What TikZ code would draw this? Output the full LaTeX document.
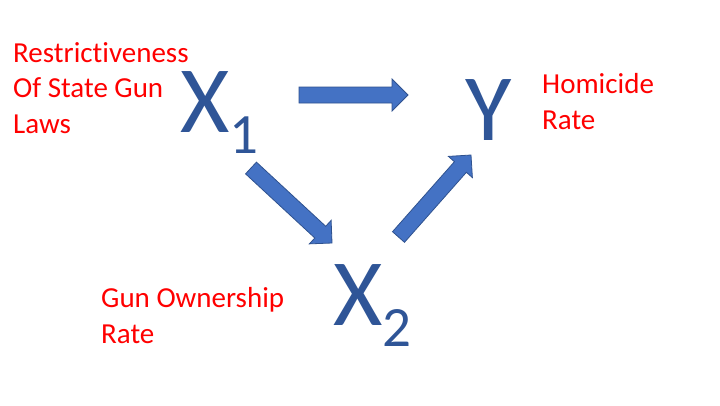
\documentclass[tikz,border=0pt]{standalone}
\usepackage{fontspec}
\setmainfont[Ligatures=NoCommon]{Carlito}
\usetikzlibrary{calc}
\definecolor{varblue}{HTML}{2F5597}
\definecolor{arrfill}{HTML}{4472C4}
\definecolor{arrline}{HTML}{2F528F}
\tikzset{
  lbl/.style={text=red, font=\fontsize{29}{35.5}\selectfont, align=left, anchor=base west, inner sep=0pt},
  var/.style={text=varblue, font=\fontsize{95}{95}\selectfont, anchor=base west, inner sep=0pt},
  blk/.style={fill=arrfill, draw=arrline, line width=0.8pt, line join=miter}
}
\newcommand{\subdig}[1]{\raisebox{-21pt}{\fontsize{57}{57}\selectfont #1}}
\newcommand{\blockarrow}[2]{%
  \coordinate (h) at ($(#2)!16pt!(#1)$);
  \draw[blk] ($(#1)!8pt!90:(#2)$) -- ($(h)!8pt!-90:(#1)$) -- ($(h)!16pt!-90:(#1)$) -- (#2)
    -- ($(h)!16pt!90:(#1)$) -- ($(h)!8pt!90:(#1)$) -- ($(#1)!8pt!-90:(#2)$) -- cycle;}
\begin{document}
\begin{tikzpicture}[x=1pt, y=-1pt]
\useasboundingbox[fill=white] (0,0) rectangle (720,405);
% labels (base = last line)
\node[lbl] (l1) at (13,133) {Restrictiveness\\Of State Gun\\Laws};
\node[lbl] (ly) at (542,129) {Homicide\\Rate};
\node[lbl] (l2) at (101,343) {Gun Ownership\\Rate};
% variables
\node[var] (x1) at (180,132) {X\subdig{1}};
\node[var] (y) at (465,140) {Y};
\node[var] (x2) at (333,325) {X\subdig{2}};
% arrow end points
\coordinate (x1e) at (299,95);
\coordinate (ye) at (408,95);
\coordinate (x1s) at (251,168);
\coordinate (x2n) at (332,243);
\coordinate (x2e) at (398.5,237);
\coordinate (ys) at (471,155);
\blockarrow{x1e}{ye}
\blockarrow{x1s}{x2n}
\blockarrow{x2e}{ys}
\end{tikzpicture}
\end{document}
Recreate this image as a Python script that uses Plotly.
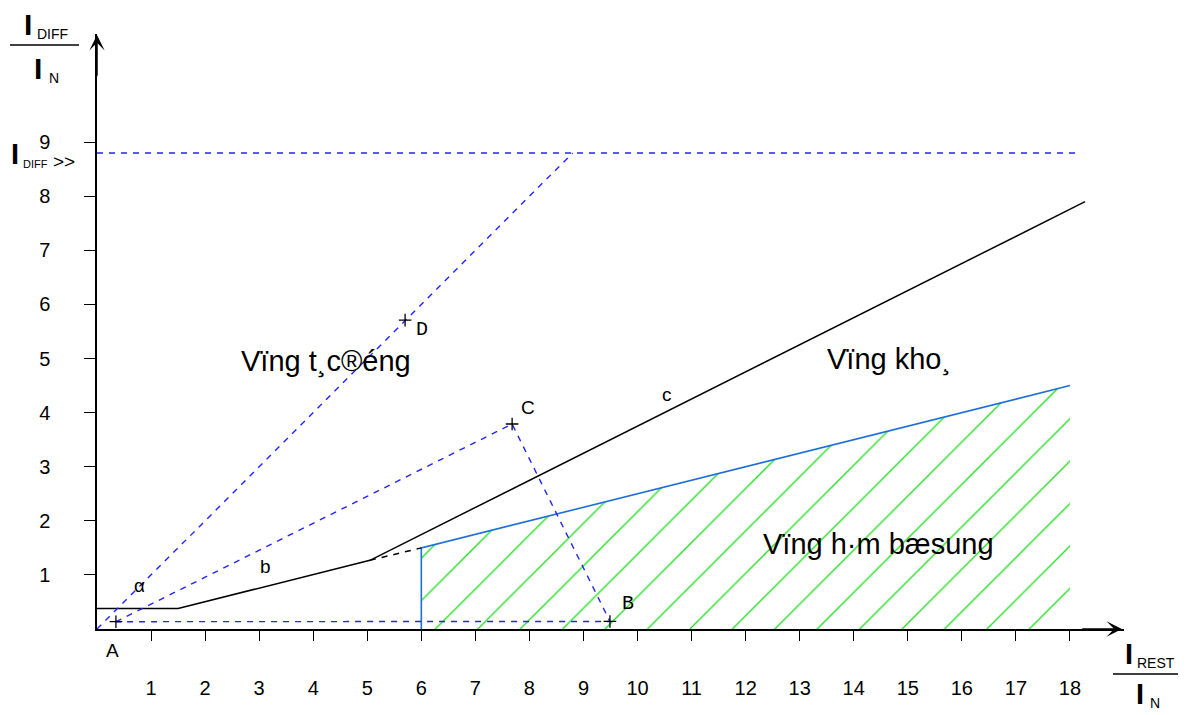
import plotly.graph_objects as go

# ---------------- data ----------------
x_ticks = list(range(1, 19))
y_ticks = list(range(1, 10))

# tripping characteristic (black)
char_x = [0.0, 1.5, 5.05, 18.28]
char_y = [0.38, 0.38, 1.27, 7.90]
# dashed continuation of section b up to the add-on area
ext_x = [5.05, 6.0]
ext_y = [1.27, 1.5]
# add-on stabilisation border (blue)
addon_x = [6.0, 6.0, 18.0]
addon_y = [0.0, 1.5, 4.5]
# hatched add-on stabilisation area
area_x = [6.0, 6.0, 18.0, 18.0, 6.0]
area_y = [0.0, 1.5, 4.5, 0.0, 0.0]
# I_DIFF>> threshold and trajectory through D
hi_x = [0.0, 18.2]
hi_y = [8.8, 8.8]
od_x = [0.0, 8.8]
od_y = [0.0, 8.8]
# trajectory A -> C -> B -> A
acb_x = [0.35, 7.68, 9.49, 0.35]
acb_y = [0.135, 3.79, 0.14, 0.135]
# marked points
pt_names = ["A", "B", "C", "D"]
pt_x = [0.35, 9.49, 7.68, 5.70]
pt_y = [0.135, 0.14, 3.79, 5.71]

# ---------------- layout geometry ----------------
OFF = 8                      # page body margin of the browser
FIG_W, FIG_H = 1186 - OFF, 715 - OFF
L, T = 97 - OFF, 34 - OFF
PW, PH = 1027, 595
X_MAX, Y_MAX = 19.0, 11.0


def px(x):
    # x given in window pixels
    return (x - OFF - L) / PW


def py(y):
    return (T + PH - (y - OFF)) / PH


BLACK = "black"
DASH_BLUE = "#2424f2"
LINE_BLUE = "#1c70d8"
GREEN = "#1ee01e"

fig = go.Figure()

fig.add_trace(go.Scatter(
    x=area_x, y=area_y, mode="lines", fill="toself",
    fillcolor="rgba(0,0,0,0)",
    fillpattern=dict(shape="/", fgcolor=GREEN, bgcolor="rgba(0,0,0,0)",
                     fgopacity=1, size=30, solidity=0.045, fillmode="overlay"),
    line=dict(width=0, color="rgba(0,0,0,0)"), hoverinfo="skip"))

fig.add_trace(go.Scatter(x=addon_x, y=addon_y, mode="lines",
                         line=dict(color=LINE_BLUE, width=1.6)))
fig.add_trace(go.Scatter(x=char_x, y=char_y, mode="lines",
                         line=dict(color=BLACK, width=1.5)))
fig.add_trace(go.Scatter(x=ext_x, y=ext_y, mode="lines",
                         line=dict(color=BLACK, width=1.5, dash="6px,6px")))
for xs, ys in [(hi_x, hi_y), (od_x, od_y), (acb_x, acb_y)]:
    fig.add_trace(go.Scatter(x=xs, y=ys, mode="lines",
                             line=dict(color=DASH_BLUE, width=1.4, dash="6px,6px")))
fig.add_trace(go.Scatter(x=pt_x, y=pt_y, mode="markers",
                         marker=dict(symbol="cross-thin", size=9, color=BLACK,
                                     line=dict(color=BLACK, width=1.3))))

annotations = []

# point and segment letters
lab_font = dict(family="Liberation Sans", size=19, color=BLACK)
mono_font = dict(family="Liberation Mono", size=20, color=BLACK)
letters = [
    ("B", 9.82, 0.48, mono_font),
    ("C", 7.97, 4.10, lab_font),
    ("D", 6.01, 5.53, mono_font),
    ("α", 0.78, 0.81, lab_font),
    ("b", 3.11, 1.15, lab_font),
    ("c", 10.54, 4.33, lab_font),
]
for t, x, y, f in letters:
    annotations.append(dict(x=x, y=y, xref="x", yref="y", text=t, showarrow=False,
                            font=f, xanchor="center", yanchor="middle"))
# "A" lies below the x axis (outside the axis range) -> paper coordinates
annotations.append(dict(x=px(112), y=py(650), xref="paper", yref="paper", text="A",
                        showarrow=False, font=lab_font, xanchor="center",
                        yanchor="middle"))

# region names
reg_font = dict(family="Liberation Sans", size=29, color=BLACK)
regions = [
    ("Vïng t¸c®éng", 4.24, 4.95),
    ("Vïng kho¸", 14.65, 4.98),
    ("Vïng h·m bæsung", 14.45, 1.58),
]
for t, x, y in regions:
    annotations.append(dict(x=x, y=y, xref="x", yref="y", text=t, showarrow=False,
                            font=reg_font, xanchor="center", yanchor="middle"))

# axis arrow heads
annotations.append(dict(x=18.96, y=0, ax=18.2, ay=0, xref="x", yref="y",
                        axref="x", ayref="y", text="", showarrow=True,
                        arrowhead=3, arrowsize=1.7, arrowwidth=1.5,
                        arrowcolor=BLACK, standoff=0, startstandoff=0))
annotations.append(dict(x=0, y=10.98, ax=0, ay=10.2, xref="x", yref="y",
                        axref="x", ayref="y", text="", showarrow=True,
                        arrowhead=3, arrowsize=1.7, arrowwidth=1.5,
                        arrowcolor=BLACK, standoff=0, startstandoff=0))


def ptext(text, x, y, size, bold=False):
    if bold:
        text = "<b>" + text + "</b>"
    annotations.append(dict(x=px(x), y=py(y), xref="paper", yref="paper", text=text,
                            showarrow=False, xanchor="center", yanchor="middle",
                            font=dict(family="Liberation Sans", size=size, color=BLACK)))


# y-axis title  I_DIFF / I_N
ptext("I", 28, 24, 30, True)
ptext("DIFF", 52, 34, 14)
ptext("I", 37.5, 68, 30, True)
ptext("N", 54, 78, 14)
# I_DIFF>> threshold label
ptext("I", 15, 154, 29, True)
ptext("DIFF", 35, 164, 11)
ptext("&gt;&gt;", 64, 161, 19)
# x-axis title  I_REST / I_N
ptext("I", 1129, 654, 29, True)
ptext("REST", 1156, 663, 14)
ptext("I", 1140, 694, 29, True)
ptext("N", 1155, 703, 14)

shapes = [
    dict(type="line", xref="paper", yref="paper", x0=px(10), x1=px(79),
         y0=py(45), y1=py(45), line=dict(color=BLACK, width=1.5)),
    dict(type="line", xref="paper", yref="paper", x0=px(1113), x1=px(1182),
         y0=py(674), y1=py(674), line=dict(color=BLACK, width=1.5)),
]

tick_font = dict(family="Liberation Sans Narrow, Liberation Sans", size=20, color=BLACK)

fig.update_layout(
    width=FIG_W, height=FIG_H,
    margin=dict(l=L, r=FIG_W - L - PW, t=T, b=FIG_H - T - PH, pad=0, autoexpand=False),
    paper_bgcolor="white", plot_bgcolor="white",
    showlegend=False,
    annotations=annotations,
    shapes=shapes,
    xaxis=dict(range=[0, X_MAX], tickvals=x_ticks, ticktext=[str(v) for v in x_ticks],
               showgrid=False, zeroline=False, showline=True, linecolor=BLACK,
               linewidth=1.5, ticks="outside", ticklen=10, tickwidth=1.4,
               tickcolor=BLACK, tickfont=tick_font, ticklabelstandoff=30,
               automargin=False, fixedrange=True),
    yaxis=dict(range=[0, Y_MAX], tickvals=y_ticks, ticktext=[str(v) for v in y_ticks],
               showgrid=False, zeroline=False, showline=True, linecolor=BLACK,
               linewidth=1.5, ticks="outside", ticklen=11, tickwidth=1.4,
               tickcolor=BLACK, tickfont=tick_font, ticklabelstandoff=30,
               automargin=False, fixedrange=True),
)

fig.write_html("out.html")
────────────────────
=== TO BE DONE ===
Between the line with "Recreate this image" and the line with "y_ticks = list(range(1, 10))", ends included, lies the span to copy exactly; copy nothing else and leave out the pictures.

=== EXERCISE ANSWER ===
Recreate this image as a Python script that uses Plotly.
import plotly.graph_objects as go

# ---------------- data ----------------
x_ticks = list(range(1, 19))
y_ticks = list(range(1, 10))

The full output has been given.